Ingham’s workers win higher wages 

“Five! Four! Three! Two! One! Zero!”

A cheer went up from the gathered crowd as the clock struck midnight. This was not a New Year’s Eve party: clad in the red shirts of the United Workers Union, the workers from an Ingham’s chicken-processing plant were on strike.

Production ground to a halt from late in the night on Thursday, 21 September, as workers picketed the northern Adelaide processing plant. They were later joined by the smaller Perth plant.

Ingham’s is the biggest processing company of chicken and turkey in the southern hemisphere, providing chicken to KFC, Woolworth’s, Aldi and McDonald’s, among others. The whole production process takes place at these plants: live chickens go in, and chicken skewers and breast cuts come out.

Everyone works at breakneck speed. Striking workers accused management of deliberately running clocks in the factory too fast or slow to control the pay and hours of work. Bathroom breaks are timed, and their number was recently halved to increase productivity.

“In the injector area especially, there is somebody ... their job is to stand behind the worker with a stopwatch, timing everybody. Not just once a day or one hour, from 5:30 in the morning until 1:36 when we go home, they stay there,” Jack,* a worker in the injector area, said to Red Flag.

“It’s a really tough job”, Jack continued. “The palm of my hand had an operation; I feel tingling in my fingers, numbness, especially when I have a very heavy job in the day. The company sent me to a doctor [but] did not compensate for my injury. I had surgery on my hand. The surgeon told me you have to rest at home for two to four weeks, but the company called me back after two weeks. The surgeon wrote down that for four weeks I should have light duty work, but they put me on light duty for only two weeks. The reason why my hand is still like this is because I didn’t get enough time for my injury.”

Thanks to this acute exploitation and recent inflated prices, company profits have increased by 72 percent since last year. Meanwhile, many of the workers can barely afford the chicken they produce on an hourly rate of $21.50-$27.

“The cost of living right now, that is a pretty big hit for everyone”, said Alex,* a dock worker, to Red Flag. “People have families to feed. They [management] get nice bonuses at the end of the year and we have to decide whether we can fill up our cars this week.”

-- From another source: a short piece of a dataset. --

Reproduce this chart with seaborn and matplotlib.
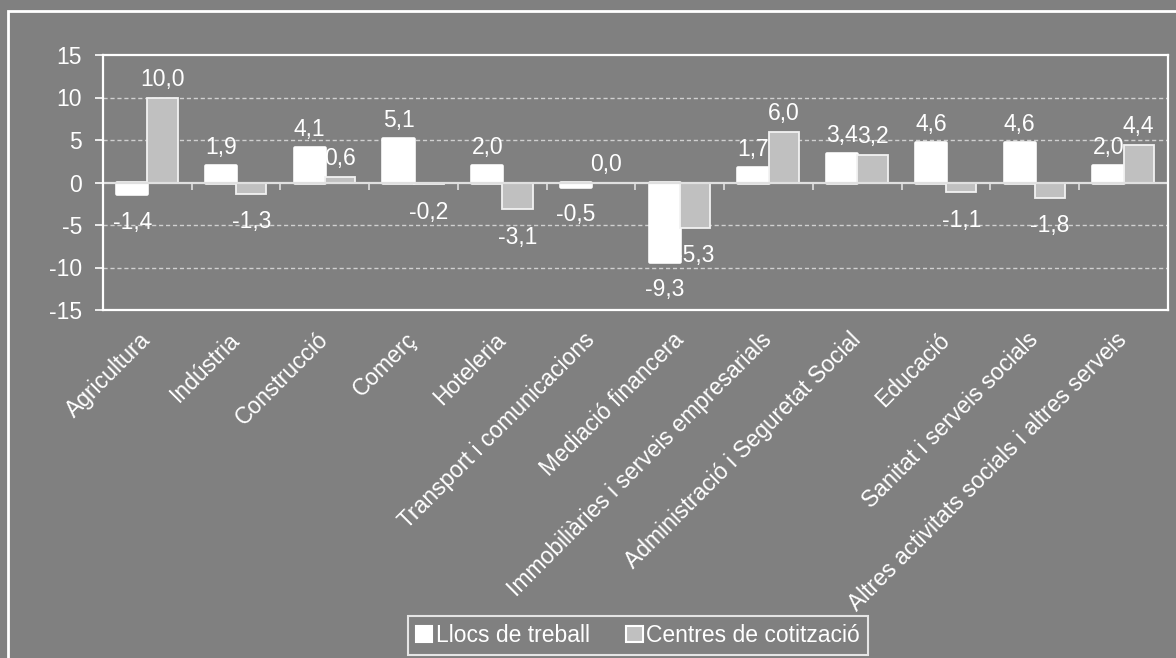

In negotiations with the union, Ingham’s offered a below-inflation 3.9 percent increase for the next year, followed by a 3.5 percent increase for the following two years. Around a thousand workers rejected this offer and instead chose to strike. Their main demand was a pay rise, but they also wanted more breaks and casual to permanent conversion at six months.

“Everything is going up, now the rental, everything”, Sam,* another worker, told Red Flag. “We are fighting today for the pay rise. We stand up together, we fight together, not for ourselves, for all the workers.

Ingham’s has a largely migrant workforce, and many are trying to support their families overseas with their meagre wages.

“They are able to put more pressure on the workers because most people are refugees”, Jack explains. “They are very vulnerable because they think they are alone, and for this reason the company uses these people, they take maximum advantage, slavery.”

The crowd grew at 2:00am as the early morning shift workers arrived—most of them wearing union shirts and ready to join the picket. Some came to scab but were soon surrounded by strikers who fiercely argued with them. The crowd cheered every time one of these workers was won over and donned a red union shirt. Hardened scabs lingered angrily outside the gates, unable to spot an opening to sneak in.

By morning, the site was bustling with activity. When decisions had to be made, workers burst into arguments with each other, discussing the best tactics to win the strike. If they saw scabs trying to get in, or trucks with produce trying to get out, they jumped into action on the picket line, chanting “Nothing in and nothing out!”.

At the end of the first day, they decided to extend the strike indefinitely until the company met their demands.

By the following day, the smell of rotting chicken wafted throughout the picket—management pushed the trash as close as possible to the striking workers. One of the kill yard workers commented that, however bad, it was going to be worse inside for the managers and scabs.

Chicken began to disappear from the shelves in major supermarkets across South Australia. The strike was putting a serious dent in Ingham’s profits.

The company finally gave in on Tuesday after almost a week of striking. The offer now stands at a 5.12 percent pay rise for the first year and 4 percent for the subsequent years. This is a victory for Ingham’s workers, made possible only by their determined strike action.

*Names have been changed to protect the anonymity of those involved.